8. The circuit board according to claim 7, wherein a difference between the thickness of the solder resist film in the center of the substrate and the thickness of the solder resist film in the periphery of the substrate is 5 micrometers to 13 micrometers.

9. A method of manufacturing a semiconductor device comprising:

bringing a frame member, which comes into contact with a periphery of a substrate, into contact with a second surface on a rear side of a first surface of the substrate;

decompressing an inner space of the frame member to recess the first surface side of the substrate;

forming a solder resist film on the recessed first surface;

stopping the decompression of the inner space of the frame member to restore the first surface side of the substrate to a substantially flat shape; and

providing a semiconductor chip on the solder resist film.
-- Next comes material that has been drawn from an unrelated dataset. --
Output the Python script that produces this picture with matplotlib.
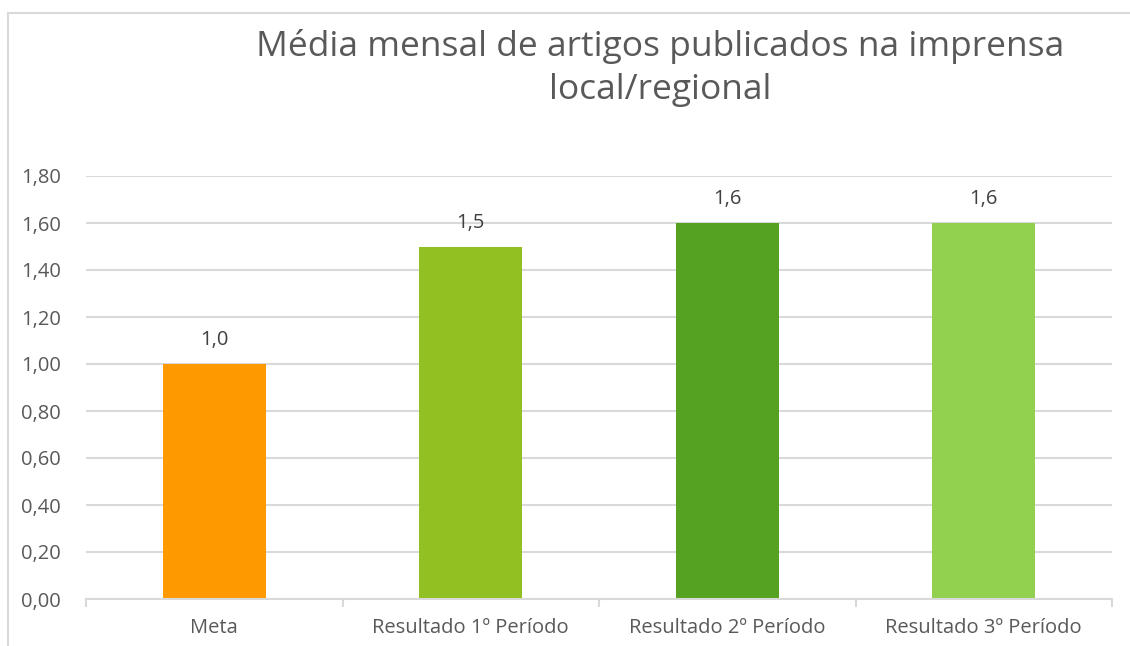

10. The method of manufacturing the semiconductor device according to claim 9, wherein the solder resist film is formed by screen printing.

11. The method of manufacturing the semiconductor device according to claim 9, wherein the solder resist film is hardened after the first surface side of the substrate is restored to substantially the flat shape.
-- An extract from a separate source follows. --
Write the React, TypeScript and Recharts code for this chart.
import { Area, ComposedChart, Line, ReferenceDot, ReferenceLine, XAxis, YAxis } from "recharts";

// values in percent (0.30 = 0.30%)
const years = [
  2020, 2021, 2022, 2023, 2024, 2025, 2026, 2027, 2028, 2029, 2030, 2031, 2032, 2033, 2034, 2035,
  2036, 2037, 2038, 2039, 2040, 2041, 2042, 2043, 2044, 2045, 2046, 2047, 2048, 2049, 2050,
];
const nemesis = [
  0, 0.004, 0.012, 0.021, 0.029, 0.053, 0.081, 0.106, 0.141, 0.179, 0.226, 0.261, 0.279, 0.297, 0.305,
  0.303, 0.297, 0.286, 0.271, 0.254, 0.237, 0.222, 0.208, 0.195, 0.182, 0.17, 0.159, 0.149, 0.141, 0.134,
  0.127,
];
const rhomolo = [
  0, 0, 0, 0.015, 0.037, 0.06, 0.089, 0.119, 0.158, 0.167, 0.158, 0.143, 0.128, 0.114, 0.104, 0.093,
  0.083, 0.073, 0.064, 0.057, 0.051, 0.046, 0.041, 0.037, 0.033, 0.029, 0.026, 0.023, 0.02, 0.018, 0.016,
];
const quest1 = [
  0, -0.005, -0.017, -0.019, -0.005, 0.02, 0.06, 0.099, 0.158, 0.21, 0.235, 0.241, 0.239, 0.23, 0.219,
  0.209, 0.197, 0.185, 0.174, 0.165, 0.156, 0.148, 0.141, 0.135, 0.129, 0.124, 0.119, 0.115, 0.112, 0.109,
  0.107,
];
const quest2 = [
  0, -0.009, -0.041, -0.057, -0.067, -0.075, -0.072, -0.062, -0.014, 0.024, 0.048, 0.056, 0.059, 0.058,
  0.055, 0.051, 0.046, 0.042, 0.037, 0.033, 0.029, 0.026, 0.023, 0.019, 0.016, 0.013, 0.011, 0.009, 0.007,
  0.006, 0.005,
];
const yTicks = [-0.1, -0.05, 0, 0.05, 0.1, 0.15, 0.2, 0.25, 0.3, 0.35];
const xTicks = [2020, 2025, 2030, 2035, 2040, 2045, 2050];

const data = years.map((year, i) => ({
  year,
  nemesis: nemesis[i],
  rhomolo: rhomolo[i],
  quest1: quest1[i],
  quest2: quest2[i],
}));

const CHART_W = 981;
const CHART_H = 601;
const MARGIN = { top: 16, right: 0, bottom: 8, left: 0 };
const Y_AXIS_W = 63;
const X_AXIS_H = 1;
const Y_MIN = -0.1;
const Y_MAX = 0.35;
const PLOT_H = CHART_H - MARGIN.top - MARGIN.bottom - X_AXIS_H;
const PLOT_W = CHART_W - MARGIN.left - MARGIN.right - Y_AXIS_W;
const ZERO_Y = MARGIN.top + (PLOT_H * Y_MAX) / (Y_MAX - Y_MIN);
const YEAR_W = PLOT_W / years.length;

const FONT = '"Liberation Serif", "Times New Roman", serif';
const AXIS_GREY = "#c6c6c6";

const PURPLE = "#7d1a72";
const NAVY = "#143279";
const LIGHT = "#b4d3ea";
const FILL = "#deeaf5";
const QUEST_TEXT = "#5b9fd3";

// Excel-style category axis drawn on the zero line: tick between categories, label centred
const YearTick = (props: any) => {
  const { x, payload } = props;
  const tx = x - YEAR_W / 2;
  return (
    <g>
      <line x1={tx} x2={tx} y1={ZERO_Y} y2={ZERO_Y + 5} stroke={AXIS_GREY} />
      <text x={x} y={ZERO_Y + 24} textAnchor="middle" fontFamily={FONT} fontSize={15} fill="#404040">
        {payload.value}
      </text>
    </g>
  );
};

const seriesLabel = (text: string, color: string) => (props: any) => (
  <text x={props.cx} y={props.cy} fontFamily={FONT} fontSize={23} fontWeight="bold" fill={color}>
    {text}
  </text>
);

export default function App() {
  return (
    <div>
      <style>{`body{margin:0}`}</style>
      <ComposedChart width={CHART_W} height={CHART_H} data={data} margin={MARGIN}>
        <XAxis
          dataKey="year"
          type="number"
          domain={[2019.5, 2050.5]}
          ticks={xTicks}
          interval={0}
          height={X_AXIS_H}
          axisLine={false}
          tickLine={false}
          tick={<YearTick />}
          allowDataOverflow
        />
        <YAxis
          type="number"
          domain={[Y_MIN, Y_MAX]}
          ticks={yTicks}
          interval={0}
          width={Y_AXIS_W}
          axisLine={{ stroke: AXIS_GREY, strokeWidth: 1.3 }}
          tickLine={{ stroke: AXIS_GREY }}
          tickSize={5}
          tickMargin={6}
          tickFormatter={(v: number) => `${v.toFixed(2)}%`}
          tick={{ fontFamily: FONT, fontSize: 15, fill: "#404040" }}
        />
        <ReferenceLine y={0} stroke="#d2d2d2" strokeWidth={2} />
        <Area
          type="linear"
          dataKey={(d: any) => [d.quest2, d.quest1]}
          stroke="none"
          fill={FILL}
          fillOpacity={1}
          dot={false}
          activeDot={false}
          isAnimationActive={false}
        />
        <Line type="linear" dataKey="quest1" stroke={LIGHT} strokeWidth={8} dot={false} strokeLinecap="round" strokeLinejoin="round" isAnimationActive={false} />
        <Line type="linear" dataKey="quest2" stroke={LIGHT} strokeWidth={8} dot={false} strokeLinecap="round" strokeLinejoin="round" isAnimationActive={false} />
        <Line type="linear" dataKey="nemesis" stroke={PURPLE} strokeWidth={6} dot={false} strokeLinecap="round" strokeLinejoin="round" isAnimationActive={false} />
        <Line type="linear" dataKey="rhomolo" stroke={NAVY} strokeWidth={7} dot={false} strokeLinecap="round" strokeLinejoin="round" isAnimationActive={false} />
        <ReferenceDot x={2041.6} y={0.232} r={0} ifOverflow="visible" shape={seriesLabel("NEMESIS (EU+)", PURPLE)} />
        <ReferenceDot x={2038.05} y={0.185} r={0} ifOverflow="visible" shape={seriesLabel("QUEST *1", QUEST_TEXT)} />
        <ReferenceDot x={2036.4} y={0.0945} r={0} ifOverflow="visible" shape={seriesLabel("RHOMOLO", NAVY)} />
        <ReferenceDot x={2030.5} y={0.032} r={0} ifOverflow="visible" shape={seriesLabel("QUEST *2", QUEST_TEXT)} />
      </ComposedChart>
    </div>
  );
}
12. The method of manufacturing the semiconductor device according to claim 9, wherein a difference between thickness of the solder resist film in a center of the substrate and thickness of the solder resist film in a periphery of the substrate is 5 micrometers to 13 micrometers.

13. The method of manufacturing the semiconductor device according to claim 9, wherein a plurality of the semiconductor chips are stacked in a step shape on the solder resist film.

14. The method of manufacturing the semiconductor device according to claim 9, wherein the semiconductor chip is a NAND flash memory.

15. The method of manufacturing the semiconductor device according to claim 14, wherein a controller chip is provided on the solder resist film.

16. The method of manufacturing the semiconductor device according to claim 13, wherein a resin mold section that covers the semiconductor chip is formed on the solder resist film.